Dissipating the heat of combustion imposes immense cooling water demands. Original planning called for sluicing 64 cubic metres of water per second through the Moorburg plant, constituting about half the flow of the Elbe River. To avoid overheating aquatic ecosystems, restricted water withdrawal hours were imposed. Vattenfall ultimately redesigned the plant to use self-contained cooling towers. These closed-cycle evaporation systems diminish net plant power by only about one per cent compared with flow-through cooling.

A CCS retrofit could boost cooling requirements by another 25 per cent, however. The grid output capacity would be diminished by nearly a third due to the power demands of CO2 capture and pipeline compression.
Elbe water withdrawal by the plant was prohibited altogether by court order at the beginning of 2013. The increased temperatures of cooling system discharges would have diminished the survival rates of microscopic organisms within aquatic food chains.

Additional revenues had originally been expected from dedicating 650 MW of thermal capacity at Moorburg for heating 180,000 dwellings in the city of Hamburg. Deploying dissipated thermal energy would have raised coal utilisation from 46.5 per cent, solely for power generation, to 61 per cent for combined heat and power. Since the Moorburg site is on the southern Elbe shore, however, a 4.4 kilometre tunnel beneath the river – extolled by the chamber of commerce as the “artery” of the plant – would have been required to connect with the borough of Altona. Excavation could have necessitated uprooting 300 trees in greenway parks. Public opposition to the loss of city landscapes motivated Vattenfall to cancel the project, substituting a new gas-fired plant in Wedel, to the west of Altona.

However, a city referendum in September 2013 revoked Vattenfall’s power grid concession, restoring municipal ownership for about half a billion euro. The heat distribution network may also be taken over by the Hamburg Senate as late as 2019 for an additional 1.15 billion euro charge.

In all cases, Moorburg will be superfluous to the municipal heating infrastructure. Decentralised power and heating plants could hypothetically be situated throughout the city to eliminate the plant entirely. However, this concept would only be cost-effective if heating services from Wedel could also be precluded.

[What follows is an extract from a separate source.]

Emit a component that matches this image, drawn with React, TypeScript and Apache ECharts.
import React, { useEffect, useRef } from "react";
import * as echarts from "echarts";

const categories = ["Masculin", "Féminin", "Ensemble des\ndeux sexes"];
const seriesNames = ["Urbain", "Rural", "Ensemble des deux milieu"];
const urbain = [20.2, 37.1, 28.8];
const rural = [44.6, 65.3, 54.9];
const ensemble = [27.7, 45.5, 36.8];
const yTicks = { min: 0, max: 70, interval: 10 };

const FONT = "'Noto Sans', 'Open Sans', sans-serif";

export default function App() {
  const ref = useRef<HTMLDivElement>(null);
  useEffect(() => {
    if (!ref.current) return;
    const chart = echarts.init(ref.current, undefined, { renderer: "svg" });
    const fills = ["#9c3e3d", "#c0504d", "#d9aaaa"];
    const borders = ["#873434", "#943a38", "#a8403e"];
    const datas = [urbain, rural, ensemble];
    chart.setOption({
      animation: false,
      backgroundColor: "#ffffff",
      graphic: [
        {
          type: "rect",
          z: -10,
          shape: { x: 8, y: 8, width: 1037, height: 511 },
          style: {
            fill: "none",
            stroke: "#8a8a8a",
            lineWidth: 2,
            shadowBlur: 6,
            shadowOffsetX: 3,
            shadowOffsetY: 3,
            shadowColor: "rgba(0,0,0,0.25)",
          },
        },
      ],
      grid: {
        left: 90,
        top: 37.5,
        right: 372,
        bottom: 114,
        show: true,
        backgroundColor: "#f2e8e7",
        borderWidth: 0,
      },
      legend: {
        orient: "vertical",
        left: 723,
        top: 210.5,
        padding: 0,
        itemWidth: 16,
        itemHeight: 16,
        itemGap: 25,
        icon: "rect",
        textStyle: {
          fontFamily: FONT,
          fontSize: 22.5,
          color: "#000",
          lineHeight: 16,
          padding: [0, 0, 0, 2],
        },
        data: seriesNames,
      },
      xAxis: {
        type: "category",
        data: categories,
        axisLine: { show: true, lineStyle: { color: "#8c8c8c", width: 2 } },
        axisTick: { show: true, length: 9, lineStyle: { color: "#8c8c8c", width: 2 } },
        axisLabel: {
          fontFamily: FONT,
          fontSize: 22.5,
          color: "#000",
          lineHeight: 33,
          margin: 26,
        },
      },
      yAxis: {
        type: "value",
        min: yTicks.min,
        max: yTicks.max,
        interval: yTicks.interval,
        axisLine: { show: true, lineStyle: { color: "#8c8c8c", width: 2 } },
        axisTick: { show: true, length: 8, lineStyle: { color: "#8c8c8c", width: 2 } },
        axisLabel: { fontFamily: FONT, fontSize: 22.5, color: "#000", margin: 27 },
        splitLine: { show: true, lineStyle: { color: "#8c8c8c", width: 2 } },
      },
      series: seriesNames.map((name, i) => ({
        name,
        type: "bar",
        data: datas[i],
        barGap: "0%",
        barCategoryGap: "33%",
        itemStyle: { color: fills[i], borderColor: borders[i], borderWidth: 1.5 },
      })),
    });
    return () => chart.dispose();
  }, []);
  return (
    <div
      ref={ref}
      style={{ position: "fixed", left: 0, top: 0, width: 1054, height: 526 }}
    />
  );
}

Under present circumstances, by contrast, additional greenhouse gases will be emitted from the second plant to the detriment of climate strategies. From that perspective, the city referendum has been a Pyrrhic victory. 

When first proposed, the Moorburg power station represented an advanced technological realisation. The necessary substitution of Elbe water withdrawal by hybrid cooling towers has since lowered plant efficiency. Water vaporisation from these structures now raises the danger of airborne Legionella microbes being wafted over nearby residential areas.

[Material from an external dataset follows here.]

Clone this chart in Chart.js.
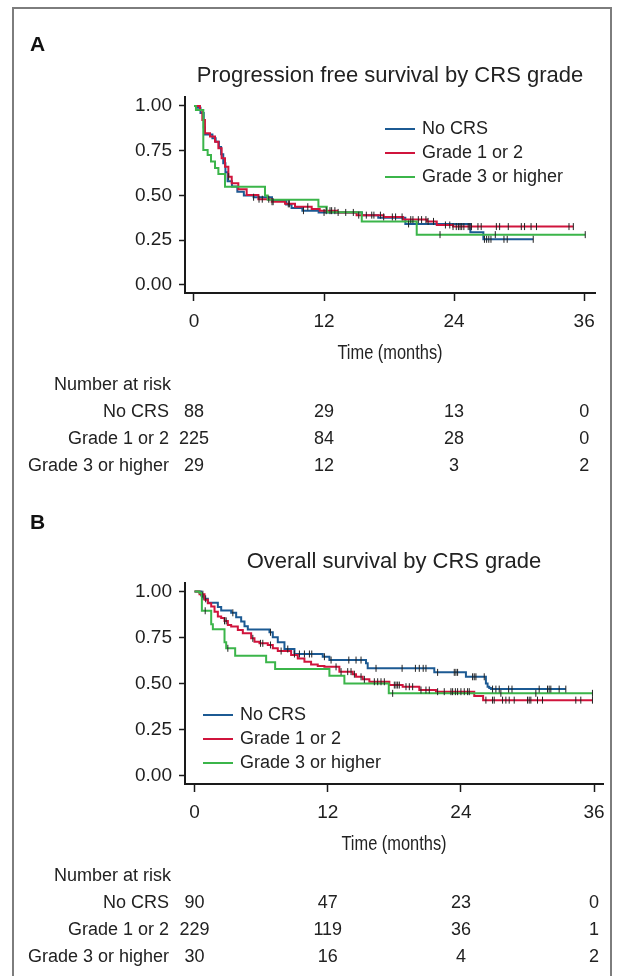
<!DOCTYPE html>
<html>
<head>
<meta charset="utf-8">
<script src="https://cdn.jsdelivr.net/npm/chart.js@4.4.1/dist/chart.umd.min.js"></script>
<style>
  html, body { margin: 0; padding: 0; background: #fff; }
  body { width: 623px; height: 976px; position: relative; overflow: hidden; }
  #frame { position: absolute; left: 12px; top: 7px; width: 600px; height: 1000px; border: 2px solid #7d7d7d; box-sizing: border-box; }
  canvas { position: absolute; left: 0; }
  #pfs { top: 0; }
  #os { top: 490px; }
</style>
</head>
<body>
<div id="frame"></div>
<canvas id="pfs" width="623" height="490"></canvas>
<canvas id="os" width="623" height="486"></canvas>
<script>
// groups, shared by both panels
const groups = ['No CRS', 'Grade 1 or 2', 'Grade 3 or higher'];
const groupColors = ['#1c5a93', '#d0143c', '#3bb54a'];
const xTicks = [0, 12, 24, 36];
const yTicks = [0, 0.25, 0.5, 0.75, 1];

// A: progression free survival (months, survival)
const pfsNoCrsT = [0, 0.3, 0.6, 0.9, 1.0, 1.7, 2.0, 2.3, 2.5, 2.7, 2.9, 3.1, 3.5, 4.0, 4.6, 5.5, 7.2, 8.5, 9.0, 10.0, 11.5, 15.5, 17.0, 19.5, 25.5, 26.7, 31.3];
const pfsNoCrsS = [1, 0.99, 0.96, 0.88, 0.84, 0.82, 0.80, 0.77, 0.73, 0.68, 0.63, 0.58, 0.55, 0.52, 0.50, 0.49, 0.47, 0.45, 0.43, 0.415, 0.405, 0.39, 0.375, 0.341, 0.294, 0.255, 0.255];
const pfsG12T = [0, 0.55, 0.77, 1.01, 1.48, 1.94, 2.25, 2.55, 2.86, 3.17, 3.48, 4.09, 4.86, 5.94, 7.17, 8.4, 9.32, 10.86, 11.6, 13.2, 15.0, 17.5, 19.3, 21.5, 22.4, 23.9, 35.0];
const pfsG12S = [1, 0.978, 0.922, 0.847, 0.829, 0.80, 0.764, 0.708, 0.661, 0.605, 0.568, 0.535, 0.503, 0.479, 0.465, 0.453, 0.437, 0.424, 0.415, 0.405, 0.39, 0.38, 0.365, 0.355, 0.335, 0.326, 0.326];
const pfsG3T = [0, 0.18, 0.86, 1.26, 1.57, 1.94, 2.25, 2.86, 6.55, 6.8, 11.48, 12.25, 15.48, 20.55, 36.1];
const pfsG3S = [1, 0.978, 0.754, 0.726, 0.689, 0.653, 0.62, 0.549, 0.50, 0.476, 0.437, 0.406, 0.354, 0.281, 0.281];
// censoring times
const pfsNoCrsCens = [5.5, 10.1, 12.0, 14.7, 15.9, 16.4, 19.8, 26.8, 27.0, 27.2, 27.4, 28.6, 28.9, 31.3];
const pfsG12Cens = [3.2, 6.0, 6.3, 6.9, 7.2, 7.3, 8.7, 8.8, 10.5, 12.2, 12.55, 12.7, 13.0, 13.3, 14.0, 15.2, 16.6, 17.2, 17.5, 18.3, 18.6, 19.2, 20.0, 20.2, 20.7, 21.0, 21.4, 21.6, 22.1, 23.2, 23.6, 23.9, 24.2, 24.4, 24.55, 24.7, 24.9, 25.3, 25.45, 25.6, 26.2, 26.5, 27.9, 28.2, 29.0, 30.2, 30.5, 31.1, 31.6, 34.6, 35.0];
const pfsG3Cens = [22.7, 27.8, 36.1];
// number at risk at 0, 12, 24, 36
const pfsRiskNoCrs = [88, 29, 13, 0];
const pfsRiskG12 = [225, 84, 28, 0];
const pfsRiskG3 = [29, 12, 3, 2];

// B: overall survival
const osNoCrsT = [0, 0.6, 0.75, 1.2, 2.1, 2.4, 3.3, 3.75, 4.2, 4.5, 4.8, 6.75, 7.05, 7.5, 8.1, 9.0, 11.55, 12.15, 15.45, 15.6, 21.6, 24.45, 26.25, 26.4, 26.55, 26.7, 33.45];
const osNoCrsS = [1, 0.978, 0.96, 0.938, 0.915, 0.896, 0.884, 0.86, 0.836, 0.811, 0.793, 0.778, 0.751, 0.724, 0.687, 0.66, 0.645, 0.627, 0.609, 0.582, 0.56, 0.536, 0.50, 0.482, 0.475, 0.469, 0.469];
const osG12T = [0, 0.45, 0.9, 1.2, 1.5, 1.8, 2.1, 2.4, 2.7, 3.0, 3.3, 3.9, 4.35, 5.1, 5.4, 5.85, 6.6, 7.05, 7.5, 8.7, 9.3, 9.9, 10.5, 11.1, 11.7, 13.05, 14.25, 14.55, 15.15, 15.75, 17.55, 18.75, 20.25, 21.75, 25.2, 26.0, 35.85];
const osG12S = [1, 0.985, 0.955, 0.936, 0.918, 0.89, 0.864, 0.855, 0.84, 0.818, 0.809, 0.791, 0.773, 0.745, 0.727, 0.718, 0.709, 0.691, 0.676, 0.655, 0.636, 0.618, 0.603, 0.595, 0.59, 0.564, 0.55, 0.536, 0.522, 0.509, 0.491, 0.482, 0.464, 0.455, 0.431, 0.409, 0.409];
const osG3T = [0, 0.45, 0.66, 1.5, 1.65, 2.7, 2.85, 3.66, 6.45, 7.26, 12.15, 13.5, 17.5, 35.85];
const osG3S = [1, 0.991, 0.895, 0.822, 0.795, 0.724, 0.691, 0.651, 0.615, 0.578, 0.542, 0.50, 0.446, 0.446];
const osNoCrsCens = [1.0, 3.45, 6.84, 8.4, 9.0, 9.45, 9.9, 10.35, 10.56, 11.7, 12.3, 13.9, 14.55, 15.0, 16.35, 18.7, 19.9, 20.25, 20.6, 20.85, 21.9, 23.4, 23.55, 23.7, 25.05, 25.2, 25.35, 26.1, 26.85, 27.15, 27.45, 28.3, 28.6, 31.05, 31.8, 31.95, 32.1, 32.85, 33.45];
const osG12Cens = [0.75, 2.7, 2.85, 5.25, 5.94, 6.15, 6.84, 7.8, 12.75, 13.2, 13.8, 14.1, 14.4, 15.0, 15.3, 16.2, 16.5, 16.8, 17.1, 18.0, 18.15, 18.3, 18.45, 19.05, 19.35, 19.65, 20.4, 20.85, 21.15, 21.9, 22.5, 23.1, 23.25, 23.5, 23.7, 24.0, 24.3, 24.6, 24.75, 26.25, 26.85, 27.0, 27.75, 28.05, 28.35, 28.8, 30.0, 30.15, 30.3, 30.9, 31.35, 34.35, 34.8, 35.85];
const osG3Cens = [0.96, 3.0, 17.85, 27.6, 30.75, 35.85];
const osRiskNoCrs = [90, 47, 23, 0];
const osRiskG12 = [229, 119, 36, 1];
const osRiskG3 = [30, 16, 4, 2];

const fontMain = '"Liberation Sans", Arial, Helvetica, sans-serif';
const xTitle = 'Time (months)';

// KM value at time t (last step at or before t)
const survAt = (times, surv, t) => {
  let s = surv[0];
  for (let i = 0; i < times.length; i++) if (times[i] <= t) s = surv[i];
  return s;
};

const panelText = {
  id: 'panelText',
  afterDraw(chart, args, o) {
    const ctx = chart.ctx;
    const xs = chart.scales.x;
    const area = chart.chartArea;
    const bottom = area.bottom;
    ctx.save();
    ctx.textBaseline = 'middle';
    ctx.fillStyle = '#111';
    ctx.font = 'bold 21px ' + fontMain;
    ctx.textAlign = 'left';
    ctx.fillText(o.letter, o.letterX, o.letterY);

    ctx.fillStyle = '#222';
    ctx.font = '22px ' + fontMain;
    ctx.textAlign = 'center';
    ctx.fillText(o.title, o.titleX, o.titleY);

    // condensed axis title
    ctx.save();
    ctx.translate((area.left + area.right) / 2, bottom + 60);
    ctx.scale(0.82, 1);
    ctx.font = '20px ' + fontMain;
    ctx.fillText(xTitle, 0, 0);
    ctx.restore();

    // legend
    ctx.font = '18px ' + fontMain;
    ctx.textAlign = 'left';
    groups.forEach((g, i) => {
      const y = o.legendY + i * 24;
      ctx.strokeStyle = groupColors[i];
      ctx.lineWidth = 2;
      ctx.beginPath();
      ctx.moveTo(o.legendX, y);
      ctx.lineTo(o.legendX + 30, y);
      ctx.stroke();
      ctx.fillText(g, o.legendX + 37, y);
    });

    // number at risk table
    ctx.fillText('Number at risk', 54, bottom + 92);
    o.risk.forEach((row, i) => {
      const y = bottom + 119 + 27 * i;
      ctx.textAlign = 'right';
      ctx.fillText(groups[i], 169, y);
      ctx.textAlign = 'center';
      row.forEach((n, k) => ctx.fillText(String(n), xs.getPixelForValue(xTicks[k]), y));
    });
    ctx.restore();
  }
};

function buildDatasets(curves, censors) {
  const sets = [];
  const drawOrder = [3, 2, 1]; // green on top, blue underneath
  curves.forEach((c, i) => {
    sets.push({
      type: 'line',
      label: groups[i],
      data: c.t.map((t, k) => ({ x: t, y: c.s[k] })),
      borderColor: groupColors[i],
      borderWidth: 2,
      stepped: true,
      pointRadius: 0,
      fill: false,
      order: drawOrder[i]
    });
    sets.push({
      type: 'scatter',
      label: groups[i] + ' censored',
      data: censors[i].map(t => ({ x: t, y: survAt(c.t, c.s, t) })),
      pointStyle: 'line',
      rotation: 90,
      pointRadius: 3.5,
      borderColor: '#222',
      backgroundColor: '#222',
      borderWidth: 1,
      order: 0
    });
  });
  return sets;
}

function makePanel(id, cfg) {
  return new Chart(document.getElementById(id), {
    type: 'line',
    data: { datasets: buildDatasets(cfg.curves, cfg.censors) },
    plugins: [panelText],
    options: {
      responsive: false,
      animation: false,
      devicePixelRatio: 1,
      layout: { padding: { left: 0, right: cfg.padRight, top: cfg.padTop, bottom: cfg.padBottom } },
      plugins: {
        legend: { display: false },
        tooltip: { enabled: false },
        panelText: cfg.text
      },
      scales: {
        x: {
          type: 'linear',
          min: cfg.xMin, max: cfg.xMax,
          afterBuildTicks: s => { s.ticks = xTicks.map(v => ({ value: v })); },
          afterFit: s => { s.height = 75; },
          grid: { drawOnChartArea: false, drawTicks: true, tickLength: 8, tickWidth: 1.5, tickColor: '#1a1a1a' },
          border: { display: true, color: '#1a1a1a', width: 2 },
          ticks: { font: { family: fontMain, size: 19 }, color: '#1e1e1e', padding: cfg.xLabelPad, maxRotation: 0, autoSkip: false }
        },
        y: {
          type: 'linear',
          min: cfg.yMin, max: cfg.yMax,
          afterBuildTicks: s => { s.ticks = yTicks.map(v => ({ value: v })); },
          afterFit: s => { s.width = 185; },
          grid: { drawOnChartArea: false, drawTicks: true, tickLength: 6, tickWidth: 1.5, tickColor: '#1a1a1a' },
          border: { display: true, color: '#1a1a1a', width: 2 },
          ticks: { font: { family: fontMain, size: 19 }, color: '#1e1e1e', padding: 7, callback: v => Number(v).toFixed(2) }
        }
      }
    }
  });
}

makePanel('pfs', {
  curves: [{ t: pfsNoCrsT, s: pfsNoCrsS }, { t: pfsG12T, s: pfsG12S }, { t: pfsG3T, s: pfsG3S }],
  censors: [pfsNoCrsCens, pfsG12Cens, pfsG3Cens],
  xMin: -0.83, xMax: 37.0, yMin: -0.045, yMax: 1.05,
  padTop: 97, padRight: 28, padBottom: 122, xLabelPad: 9,
  text: {
    letter: 'A', letterX: 30, letterY: 45,
    title: 'Progression free survival by CRS grade', titleX: 390, titleY: 76,
    legendX: 385, legendY: 129,
    risk: [pfsRiskNoCrs, pfsRiskG12, pfsRiskG3]
  }
});

makePanel('os', {
  curves: [{ t: osNoCrsT, s: osNoCrsS }, { t: osG12T, s: osG12S }, { t: osG3T, s: osG3S }],
  censors: [osNoCrsCens, osG12Cens, osG3Cens],
  xMin: -0.86, xMax: 36.8, yMin: -0.047, yMax: 1.046,
  padTop: 93, padRight: 20, padBottom: 117, xLabelPad: 9,
  text: {
    letter: 'B', letterX: 30, letterY: 33,
    title: 'Overall survival by CRS grade', titleX: 394, titleY: 72,
    legendX: 203, legendY: 225,
    risk: [osRiskNoCrs, osRiskG12, osRiskG3]
  }
});
</script>
</body>
</html>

The abandonment of heat production has reduced coal utilisation and contradicted the environmental arguments originally made for constructing the plant. A similar 533 MW power station in the Baltic city of Rostock achieves a coal utilisation figure of 62 per cent using combined heat and power.

A study commissioned by Friends of the Earth (BUND) Hamburg predicted in 2007 that the Moorburg project would not be competitive under the EU Emissions Trading Scheme. Vattenfall has relinquished the two essential options – CCS and district heat – capable of lowering the climate risks of coal generation. If carbon emissions are heavily taxed in the future, and if renewable energies continue to diminish the market share remaining for conventional generation, the economic viability of Hamburg’s Moorburg power station will be seriously degraded. For the present, however, the plant endures as a monument to the incompatibility of coal power with municipal climate strategies.